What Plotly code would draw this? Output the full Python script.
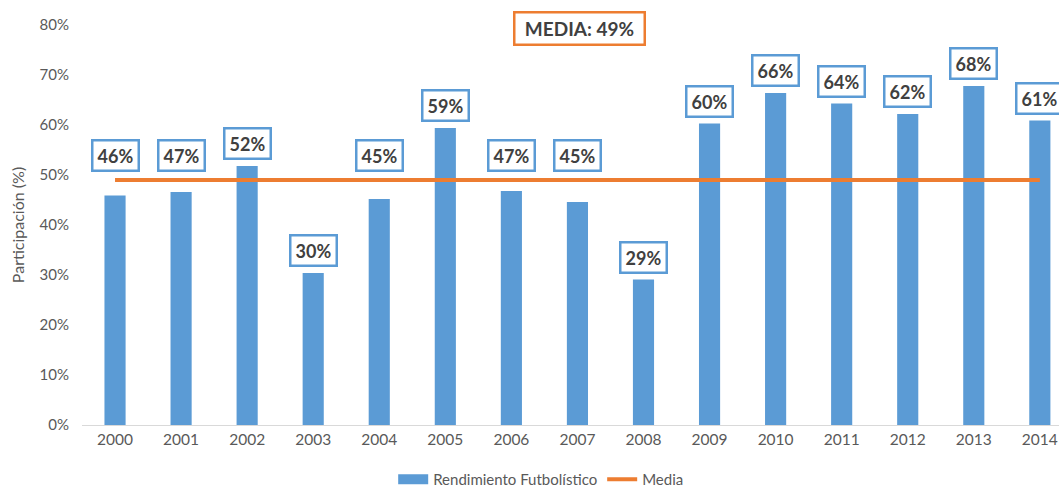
import plotly.graph_objects as go

years = ["2000", "2001", "2002", "2003", "2004", "2005", "2006", "2007",
         "2008", "2009", "2010", "2011", "2012", "2013", "2014"]
rendimiento = [45.9, 46.6, 51.8, 30.4, 45.2, 59.4, 46.8, 44.6,
               29.1, 60.3, 66.4, 64.3, 62.2, 67.8, 60.9]
media = 49.0
y_ticks = [0, 10, 20, 30, 40, 50, 60, 70, 80]

BLUE = "#5B9BD5"
ORANGE = "#ED7D31"
TXT = "#595959"
FONT = "Lato, 'Open Sans', sans-serif"

W, H = 1059, 491
M_L, M_R, M_T, M_B = 82, 0, 25, 66
Y_MAX = 80
px_per_unit = (H - M_T - M_B) / Y_MAX
BOX_H = 32  # label box height in px

fig = go.Figure()
fig.add_trace(go.Bar(
    x=years, y=rendimiento, name="Rendimiento Futbolístico",
    marker=dict(color=BLUE, line=dict(width=0)), width=0.32,
    showlegend=False,
))
# legend swatch for the bars (wide rectangle, as in the reference)
fig.add_trace(go.Scatter(
    x=[None], y=[None], name="Rendimiento Futbolístico", mode="lines",
    line=dict(color=BLUE, width=10),
))
fig.add_trace(go.Scatter(
    x=years, y=[media] * len(years), name="Media", mode="lines",
    line=dict(color=ORANGE, width=4),
))

for i, v in enumerate(rendimiento):
    overlaps = v < media and v + (BOX_H + 8) / px_per_unit > media
    fig.add_annotation(
        x=i, y=media if overlaps else v, xref="x", yref="y",
        text="<b>%d%%</b>" % round(v), showarrow=False,
        yanchor="bottom", yshift=8 if overlaps else 6,
        font=dict(family=FONT, size=18, color="#404040"),
        bgcolor="white", bordercolor=BLUE, borderwidth=2.5, borderpad=3,
        width=38, height=22,
    )

fig.add_annotation(
    x=(579 - M_L) / (W - M_L), y=1.0, xref="paper", yref="paper",
    text="<b>MEDIA: %d%%</b>" % round(media), showarrow=False,
    yanchor="middle", yshift=-3,
    font=dict(family=FONT, size=19, color="#404040"),
    bgcolor="white", bordercolor=ORANGE, borderwidth=2.5, borderpad=3,
    width=122, height=24,
)

fig.update_layout(
    width=W, height=H,
    margin=dict(l=M_L, r=M_R, t=M_T, b=M_B, autoexpand=False),
    paper_bgcolor="white", plot_bgcolor="white",
    font=dict(family=FONT, size=15, color=TXT),
    showlegend=True,
    legend=dict(orientation="h", x=0.47, xanchor="center", y=-0.136,
                yanchor="middle", font=dict(size=15, color=TXT),
                tracegroupgap=0, bgcolor="rgba(0,0,0,0)"),
    xaxis=dict(type="category", range=[-0.5, 14.29], showgrid=False,
               automargin=False,
               showline=True, linecolor="#D9D9D9", linewidth=1,
               ticks="", tickfont=dict(size=15.5, color=TXT)),
    yaxis=dict(range=[0, Y_MAX], tickvals=y_ticks,
               ticktext=["%d%%" % t for t in y_ticks],
               automargin=False,
               showgrid=False, zeroline=False, showline=False,
               ticks="", ticklabelstandoff=12,
               tickfont=dict(size=15, color=TXT),
               title=dict(text="Participación (%)", standoff=10,
                          font=dict(size=16, color=TXT))),
)

fig.write_html("out.html",
               config={"displayModeBar": False},
               post_script="document.body.style.margin='0';"
                           "document.body.style.overflow='hidden';")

____________

### EXERCISE DESCRIPTION
Skip the pictures, then retype every line above exactly.

### CORRECT OUTPUT
What Plotly code would draw this? Output the full Python script.
import plotly.graph_objects as go

years = ["2000", "2001", "2002", "2003", "2004", "2005", "2006", "2007",
         "2008", "2009", "2010", "2011", "2012", "2013", "2014"]
rendimiento = [45.9, 46.6, 51.8, 30.4, 45.2, 59.4, 46.8, 44.6,
               29.1, 60.3, 66.4, 64.3, 62.2, 67.8, 60.9]
media = 49.0
y_ticks = [0, 10, 20, 30, 40, 50, 60, 70, 80]

BLUE = "#5B9BD5"
ORANGE = "#ED7D31"
TXT = "#595959"
FONT = "Lato, 'Open Sans', sans-serif"

W, H = 1059, 491
M_L, M_R, M_T, M_B = 82, 0, 25, 66
Y_MAX = 80
px_per_unit = (H - M_T - M_B) / Y_MAX
BOX_H = 32  # label box height in px

fig = go.Figure()
fig.add_trace(go.Bar(
    x=years, y=rendimiento, name="Rendimiento Futbolístico",
    marker=dict(color=BLUE, line=dict(width=0)), width=0.32,
    showlegend=False,
))
# legend swatch for the bars (wide rectangle, as in the reference)
fig.add_trace(go.Scatter(
    x=[None], y=[None], name="Rendimiento Futbolístico", mode="lines",
    line=dict(color=BLUE, width=10),
))
fig.add_trace(go.Scatter(
    x=years, y=[media] * len(years), name="Media", mode="lines",
    line=dict(color=ORANGE, width=4),
))

for i, v in enumerate(rendimiento):
    overlaps = v < media and v + (BOX_H + 8) / px_per_unit > media
    fig.add_annotation(
        x=i, y=media if overlaps else v, xref="x", yref="y",
        text="<b>%d%%</b>" % round(v), showarrow=False,
        yanchor="bottom", yshift=8 if overlaps else 6,
        font=dict(family=FONT, size=18, color="#404040"),
        bgcolor="white", bordercolor=BLUE, borderwidth=2.5, borderpad=3,
        width=38, height=22,
    )

fig.add_annotation(
    x=(579 - M_L) / (W - M_L), y=1.0, xref="paper", yref="paper",
    text="<b>MEDIA: %d%%</b>" % round(media), showarrow=False,
    yanchor="middle", yshift=-3,
    font=dict(family=FONT, size=19, color="#404040"),
    bgcolor="white", bordercolor=ORANGE, borderwidth=2.5, borderpad=3,
    width=122, height=24,
)

fig.update_layout(
    width=W, height=H,
    margin=dict(l=M_L, r=M_R, t=M_T, b=M_B, autoexpand=False),
    paper_bgcolor="white", plot_bgcolor="white",
    font=dict(family=FONT, size=15, color=TXT),
    showlegend=True,
    legend=dict(orientation="h", x=0.47, xanchor="center", y=-0.136,
                yanchor="middle", font=dict(size=15, color=TXT),
                tracegroupgap=0, bgcolor="rgba(0,0,0,0)"),
    xaxis=dict(type="category", range=[-0.5, 14.29], showgrid=False,
               automargin=False,
               showline=True, linecolor="#D9D9D9", linewidth=1,
               ticks="", tickfont=dict(size=15.5, color=TXT)),
    yaxis=dict(range=[0, Y_MAX], tickvals=y_ticks,
               ticktext=["%d%%" % t for t in y_ticks],
               automargin=False,
               showgrid=False, zeroline=False, showline=False,
               ticks="", ticklabelstandoff=12,
               tickfont=dict(size=15, color=TXT),
               title=dict(text="Participación (%)", standoff=10,
                          font=dict(size=16, color=TXT))),
)

fig.write_html("out.html",
               config={"displayModeBar": False},
               post_script="document.body.style.margin='0';"
                           "document.body.style.overflow='hidden';")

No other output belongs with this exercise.